### Source material ###

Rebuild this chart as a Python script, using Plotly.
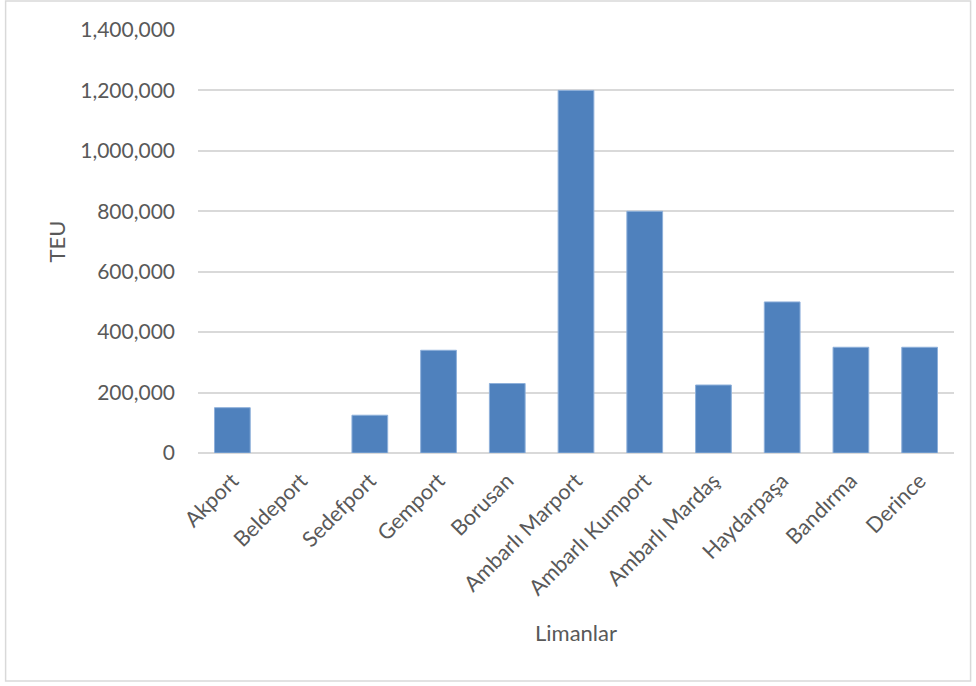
import plotly.graph_objects as go

ports = ["Akport", "Beldeport", "Sedefport", "Gemport", "Borusan", "Ambarlı Marport",
         "Ambarlı Kumport", "Ambarlı Mardaş", "Haydarpaşa", "Bandırma", "Derince"]
teu = [150000, 0, 125000, 340000, 230000, 1200000, 800000, 225000, 500000, 350000, 350000]
y_ticks = [0, 200000, 400000, 600000, 800000, 1000000, 1200000, 1400000]

W, H = 976, 686
L, R, T, B = 197.6, 954.4, 30, 453

fig = go.Figure(go.Bar(
    x=ports, y=teu,
    marker=dict(color="#4F81BD",
                line=dict(color="#8EB0DA", width=[1 if v > 0 else 0 for v in teu])),
))

font = "Lato, 'Open Sans', sans-serif"
fig.update_layout(
    width=W, height=H,
    margin=dict(l=L, r=W - R, t=T, b=H - B, autoexpand=False),
    paper_bgcolor="white", plot_bgcolor="white",
    bargap=0.48,
    showlegend=False,
    font=dict(family=font, color="#595959", size=21),
    xaxis=dict(tickangle=-45, showgrid=False, showline=False, ticks="",
               ticklabelstandoff=10,
               tickfont=dict(size=21.5, color="#595959"),
               title=dict(text="Limanlar", font=dict(size=22, color="#595959"), standoff=26)),
    yaxis=dict(range=[0, 1400000], tickvals=y_ticks, tickformat=",",
               showgrid=True, gridcolor="#D9D9D9", gridwidth=1.5,
               zeroline=True, zerolinecolor="#D9D9D9", zerolinewidth=1.5,
               ticks="", ticklabelstandoff=22,
               tickfont=dict(size=21, color="#595959"),
               title=dict(text="TEU", font=dict(size=22, color="#595959"), standoff=8)),
)

# outer chart border
pw, ph = R - L, B - T
fig.add_shape(type="rect", xref="paper", yref="paper",
              x0=(5 - L) / pw, x1=(971 - L) / pw,
              y0=(B - 681) / ph, y1=(B - 1) / ph,
              line=dict(color="#D9D9D9", width=1.5), fillcolor="rgba(0,0,0,0)", layer="below")

fig.write_html("out.html")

###

_Goal_. Skip the pictures and restate exactly the lines from the beginning of the listing to the line with "import plotly.graph_objects as go", that line included.

_Solution for this exercise_.
Rebuild this chart as a Python script, using Plotly.
import plotly.graph_objects as go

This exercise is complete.